[What is asked] Everything from the line with "Emit a Python" down to the line with "from matplotlib.transforms import" below must be printed exactly, those two lines included. Exclude pictures.

----------------

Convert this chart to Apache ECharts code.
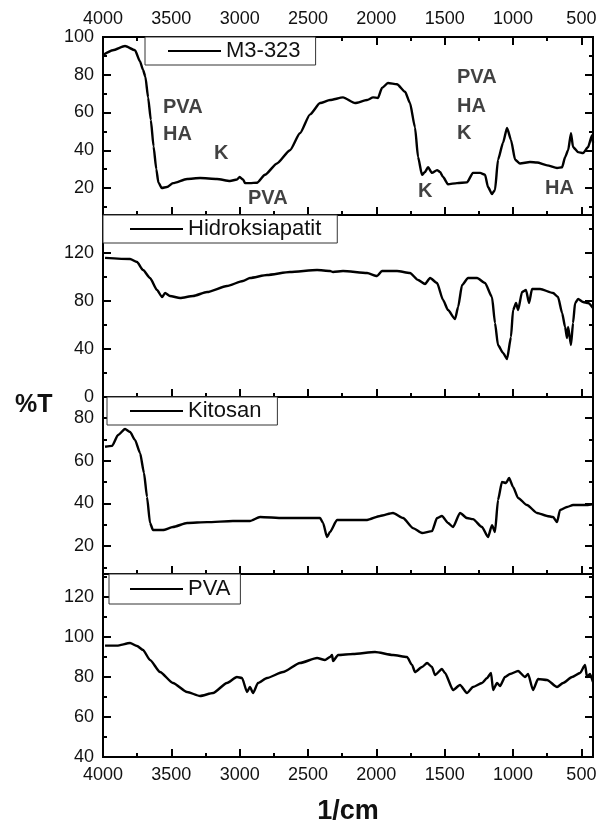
<!DOCTYPE html>
<html>
<head>
<meta charset="utf-8">
<script src="https://cdn.jsdelivr.net/npm/echarts@6.0.0/dist/echarts.min.js"></script>
<style>
  html, body { margin: 0; padding: 0; background: #fff; }
  #chart { width: 599px; height: 829px; }
</style>
</head>
<body>
<div id="chart"></div>
<script>
// FTIR spectra, wavenumber (1/cm) vs transmittance (%T)
const m3Wavenumber = [4000, 3927, 3839, 3766, 3729, 3707, 3690, 3670, 3650, 3630, 3610, 3595, 3570, 3532, 3488, 3385, 3290, 3166, 3071, 3020, 3000, 2975, 2961, 2925, 2873, 2815, 2727, 2632, 2559, 2485, 2412, 2339, 2244, 2156, 2068, 2024, 1988, 1959, 1915, 1849, 1790, 1754, 1717, 1695, 1666, 1644, 1622, 1593, 1556, 1534, 1512, 1476, 1410, 1337, 1293, 1241, 1205, 1183, 1154, 1132, 1110, 1073, 1044, 1015, 985, 949, 876, 824, 751, 678, 641, 619, 597, 576, 561, 524, 488, 451, 422, 415];
const m3Transmittance = [90.5, 93, 95.2, 93, 87, 82.5, 79, 68, 56, 42, 30, 23, 20, 20.5, 22.6, 24.8, 25.3, 24.8, 23.7, 24.5, 25.8, 24.5, 22.6, 22.6, 22.8, 27, 33, 40, 49, 59, 65, 66.6, 68, 65, 66.6, 68, 67.7, 73, 75.6, 75, 71, 65, 52, 36.4, 27, 28.5, 31, 28, 29.5, 28.5, 25.8, 22, 22.6, 23, 28, 28, 27, 20.5, 16.8, 19, 35, 44, 51.8, 45.5, 35, 33, 33.8, 33.5, 32, 30.6, 31, 36.4, 40, 49, 41.7, 39, 38.5, 41.7, 48, 44];

const haWavenumber = [3985, 3802, 3751, 3707, 3656, 3605, 3568, 3546, 3510, 3436, 3341, 3239, 3093, 2976, 2925, 2800, 2632, 2434, 2339, 2317, 2244, 2068, 1995, 1959, 1849, 1754, 1695, 1644, 1607, 1556, 1512, 1476, 1424, 1402, 1373, 1329, 1263, 1205, 1154, 1132, 1110, 1073, 1044, 1015, 1000, 978, 963, 934, 905, 883, 861, 802, 707, 671, 641, 619, 605, 597, 576, 561, 546, 524, 488, 451, 415];
const haTransmittance = [116, 115, 112.5, 105.8, 99.2, 89.2, 83.3, 86.7, 84.2, 82.5, 84.2, 87.5, 92.5, 96.7, 99.2, 101.7, 104.2, 105.8, 105, 104.2, 105, 103.3, 100.8, 105, 105, 103.3, 97.5, 94.2, 99.2, 95, 80.8, 72.5, 65, 75, 93.3, 99.2, 99.2, 95, 83.3, 61.7, 43.3, 36.7, 31.7, 50, 72.5, 78.3, 72.5, 87.5, 89.2, 78.3, 90, 90, 86.7, 83.3, 70, 58.3, 49.2, 58.3, 43.3, 61.7, 78.3, 81.7, 79.2, 78.3, 74.2];

const kitosanWavenumber = [3985, 3934, 3890, 3839, 3802, 3766, 3729, 3700, 3678, 3656, 3634, 3561, 3488, 3385, 3239, 3049, 2925, 2851, 2683, 2412, 2390, 2361, 2339, 2288, 2068, 1973, 1878, 1805, 1732, 1666, 1593, 1556, 1520, 1476, 1439, 1388, 1337, 1293, 1227, 1183, 1154, 1132, 1110, 1081, 1051, 1029, 1000, 963, 898, 824, 751, 707, 678, 656, 605, 561, 459, 415];
const kitosanTransmittance = [66.5, 66.9, 72, 74.8, 73.4, 69.7, 63.6, 54.2, 43, 30.8, 27.5, 27.5, 28.9, 30.8, 31.2, 31.7, 31.7, 33.6, 33.1, 33.1, 30.8, 24.2, 26.6, 32.2, 32.2, 34.1, 35.5, 33.1, 28.4, 26.1, 27, 33.1, 34.1, 30.8, 28.9, 35.5, 33.1, 32.6, 28.9, 24.2, 29.8, 26.6, 41.6, 50, 49.5, 51.9, 47.7, 42.5, 39.2, 35.5, 34.1, 33.6, 31.2, 36.9, 38.3, 39.2, 39.2, 39.7];

const pvaWavenumber = [3985, 3898, 3802, 3751, 3707, 3656, 3583, 3488, 3385, 3290, 3195, 3093, 3020, 2983, 2946, 2925, 2902, 2866, 2800, 2683, 2559, 2434, 2376, 2339, 2324, 2317, 2280, 2171, 2010, 1878, 1776, 1739, 1717, 1666, 1629, 1593, 1571, 1520, 1498, 1439, 1388, 1337, 1293, 1227, 1190, 1161, 1146, 1117, 1095, 1059, 1022, 963, 912, 890, 854, 817, 751, 678, 634, 568, 510, 473, 459, 437, 415];
const pvaTransmittance = [95.7, 95.7, 97, 95.5, 93.5, 88.5, 82.5, 77, 72.5, 70.5, 72, 77, 80, 79.5, 72.5, 75, 72, 77, 79.5, 82.5, 87, 89.5, 88.5, 90, 91, 88, 91, 91.5, 92.5, 91, 90, 86, 82.5, 85, 87, 85, 81, 84, 82, 73.5, 76, 72, 75, 77, 79.5, 82, 73.5, 77, 75.5, 80, 81.5, 83, 80, 81.5, 73.5, 79, 78.5, 75, 77, 80, 82, 86, 80, 81.5, 77.5];

// tick values
const xMajorTicks = [4000, 3500, 3000, 2500, 2000, 1500, 1000, 500];
const xMinorTicks = [3750, 3250, 2750, 2250, 1750, 1250, 750];

// band labels in the top panel: [wavenumber, %T, text]
const bandLabels = [
  [3561, 62.4, 'PVA'],
  [3561, 48.1, 'HA'],
  [3188, 38.5, 'K'],
  [2939, 14.2, 'PVA'],
  [1410, 78.3, 'PVA'],
  [1410, 63.4, 'HA'],
  [1410, 49.1, 'K'],
  [1695, 18.4, 'K'],
  [766, 20.0, 'HA']
];

const FONT = '"Liberation Sans", Arial, sans-serif';
const X_MIN = 415, X_MAX = 4000;

const panels = [
  { name: 'M3-323', wn: m3Wavenumber, t: m3Transmittance, top: 37, bottom: 215, min: 5.7, max: 100,
    major: [20, 40, 60, 80, 100], minor: [10, 30, 50, 70, 90], legendLeft: 145, legendPad: [3, 15, 3, 23] },
  { name: 'Hidroksiapatit', wn: haWavenumber, t: haTransmittance, top: 215, bottom: 397, min: 0, max: 151.7,
    major: [0, 40, 80, 120], minor: [20, 60, 100, 140], legendLeft: 103, legendPad: [3, 16, 3, 27] },
  { name: 'Kitosan', wn: kitosanWavenumber, t: kitosanTransmittance, top: 397, bottom: 574, min: 6.9, max: 89.8,
    major: [20, 40, 60, 80], minor: [10, 30, 50, 70], legendLeft: 107, legendPad: [3, 16, 3, 23] },
  { name: 'PVA', wn: pvaWavenumber, t: pvaTransmittance, top: 574, bottom: 757, min: 40, max: 131.5,
    major: [40, 60, 80, 100, 120], minor: [50, 70, 90, 110, 130], legendLeft: 109, legendPad: [4, 10, 4, 21] }
];

const labelStyle = { fontSize: 18, color: '#111', fontFamily: FONT, formatter: (v) => String(v) };

function xAxis(gridIndex, position, values, len, showLabels) {
  return {
    type: 'value', gridIndex, position, inverse: true, min: X_MIN, max: X_MAX,
    axisLine: { show: false },
    splitLine: { show: false },
    axisTick: { show: true, inside: true, length: len, customValues: values, lineStyle: { color: '#000', width: 2 } },
    axisLabel: Object.assign({ show: showLabels, customValues: values, margin: 9 }, labelStyle)
  };
}

function yAxis(gridIndex, p, position, values, len, showLabels) {
  return {
    type: 'value', gridIndex, position, min: p.min, max: p.max,
    axisLine: { show: false },
    splitLine: { show: false },
    axisTick: { show: true, inside: true, length: len, customValues: values, lineStyle: { color: '#000', width: 2 } },
    axisLabel: Object.assign({ show: showLabels, customValues: values, margin: 9 }, labelStyle)
  };
}

const grids = [], xAxes = [], yAxes = [], series = [], legends = [];

panels.forEach((p, i) => {
  grids.push({
    left: 103, width: 490, top: p.top, height: p.bottom - p.top,
    containLabel: false, outerBoundsMode: 'none',
    show: true, borderColor: '#000', borderWidth: 2, backgroundColor: 'transparent'
  });

  const isLast = i === panels.length - 1;
  const mainX = xAxes.length;
  xAxes.push(xAxis(i, 'bottom', xMajorTicks, 8, isLast));
  xAxes.push(xAxis(i, 'bottom', xMinorTicks, 4, false));
  if (i === 0) {
    xAxes.push(xAxis(i, 'top', xMajorTicks, 8, true));
    xAxes.push(xAxis(i, 'top', xMinorTicks, 4, false));
  }
  if (isLast) {
    Object.assign(xAxes[mainX], {
      name: '1/cm', nameLocation: 'middle', nameGap: 41,
      nameTextStyle: { fontSize: 27, fontWeight: 'bold', color: '#111', fontFamily: FONT }
    });
  }

  const mainY = yAxes.length;
  yAxes.push(yAxis(i, p, 'left', p.major, 8, true));
  yAxes.push(yAxis(i, p, 'left', p.minor, 4, false));
  yAxes.push(yAxis(i, p, 'right', p.major, 8, false));
  yAxes.push(yAxis(i, p, 'right', p.minor, 4, false));

  series.push({
    type: 'line', name: p.name, xAxisIndex: mainX, yAxisIndex: mainY,
    data: p.wn.map((w, k) => [w, p.t[k]]),
    showSymbol: false, color: '#000', smooth: 0.2, smoothMonotone: 'x',
    lineStyle: { color: '#000', width: 2.4 }
  });

  if (i === 0) {
    series.push({
      type: 'scatter', name: 'bands', xAxisIndex: mainX, yAxisIndex: mainY,
      data: bandLabels, symbolSize: 0, silent: true, clip: false,
      label: {
        show: true, position: 'right', distance: 0,
        formatter: (d) => d.data[2],
        fontSize: 20, fontWeight: 'bold', color: '#111', fontFamily: FONT
      }
    });
  }

  legends.push({
    data: [p.name], left: p.legendLeft, top: p.top, padding: p.legendPad,
    orient: 'horizontal', icon: 'rect', itemWidth: 53, itemHeight: 2,
    selectedMode: false, borderColor: '#333', borderWidth: 1, backgroundColor: '#fff',
    textStyle: { fontSize: 22, color: '#111', fontFamily: FONT }
  });
});

const chart = echarts.init(document.getElementById('chart'), null, { renderer: 'canvas' });
chart.setOption({
  animation: false,
  backgroundColor: '#fff',
  grid: grids,
  xAxis: xAxes,
  yAxis: yAxes,
  legend: legends,
  series: series,
  graphic: [{
    type: 'text', left: 15, top: 393,
    style: { text: '%T', font: 'bold 25px ' + FONT, fill: '#111' }
  }]
});
</script>
</body>
</html>
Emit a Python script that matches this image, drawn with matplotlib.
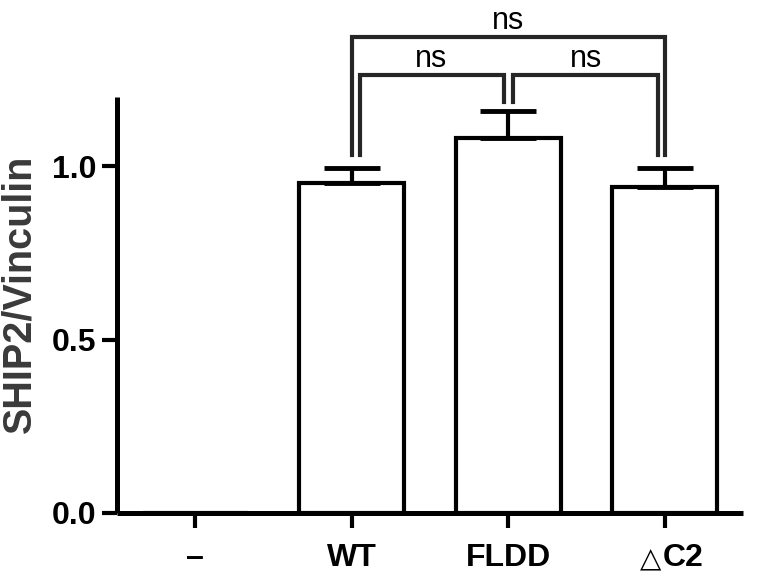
import numpy as np
import matplotlib
matplotlib.use("Agg")
import matplotlib.pyplot as plt
from matplotlib.transforms import ScaledTranslation

plt.rcParams["font.family"] = ["Liberation Sans", "DejaVu Sans"]

# ── Data ──────────────────────────────────────────────────────────────────────
groups = ["–", "WT", "FLDD", "C2"]   # last one gets a small "△" in front
means = [0.0, 0.951, 1.081, 0.939]
errs = [0.0, 0.043, 0.078, 0.055]

# significance brackets: (x_left, x_right, y_top, leg_left, leg_right, label)
brackets = [
    (1.0, 3.0, 1.373, 1.033, 1.033, "ns"),
    (1.05, 1.97, 1.263, 1.033, 1.185, "ns"),
    (2.03, 2.96, 1.263, 1.185, 1.033, "ns"),
]

# ── Plot ──────────────────────────────────────────────────────────────────────
fig = plt.figure(figsize=(7.57, 5.84), dpi=100)
ax = fig.add_axes([117 / 757, 71 / 584, 626 / 757, 416 / 584])

x = np.arange(len(groups))
ax.bar(x, means, width=0.67, color="white", edgecolor="black", linewidth=3, zorder=2)
ax.errorbar(x[1:], means[1:], yerr=[np.zeros(3), errs[1:]], fmt="none",
            ecolor="black", elinewidth=3, capsize=20, capthick=3.5, zorder=3)

for xl, xr, yt, yl, yr, lab in brackets:
    ax.plot([xl, xl, xr, xr], [yl, yt, yt, yr], color="#262626", lw=3,
            solid_joinstyle="miter", clip_on=False, zorder=4)
    ax.text((xl + xr) / 2, yt + 0.004, lab, ha="center", va="bottom",
            fontsize=22, color="black", clip_on=False)

ax.set_xlim(-0.5, 3.5)
ax.set_ylim(0, 1.2)
ax.set_yticks([0.0, 0.5, 1.0])
ax.set_yticklabels(["0.0", "0.5", "1.0"])
ax.set_xticks(x)
ax.set_xticklabels(groups)

for s in ["top", "right"]:
    ax.spines[s].set_visible(False)
for s in ["left", "bottom"]:
    ax.spines[s].set_linewidth(3.6)
    ax.spines[s].set_capstyle("butt")

ax.tick_params(axis="both", direction="out", length=11, width=3, pad=4)
ax.tick_params(axis="x", pad=10.5)
for lab in ax.get_xticklabels() + ax.get_yticklabels():
    lab.set_fontsize(23)
    lab.set_fontweight("bold")

# shift "C2" right to make room for the small triangle
last = ax.xaxis.get_major_ticks()[-1].label1
last.set_transform(last.get_transform() + ScaledTranslation(0.18, 0, fig.dpi_scale_trans))
ax.annotate("△", xy=(x[-1], 0), xycoords=("data", "axes fraction"),
            xytext=(-10, -39), textcoords="offset points",
            ha="center", va="baseline", fontsize=20, family="DejaVu Sans",
            annotation_clip=False)

ax.set_ylabel("SHIP2/Vinculin", fontsize=28.5, fontweight="bold", color="#3a3a3a")
ax.yaxis.set_label_coords(-0.125, 0.527)

fig.savefig("out.png", dpi=100)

----------------

[Problem solution]
Emit a Python script that matches this image, drawn with matplotlib.
import numpy as np
import matplotlib
matplotlib.use("Agg")
import matplotlib.pyplot as plt
from matplotlib.transforms import ScaledTranslation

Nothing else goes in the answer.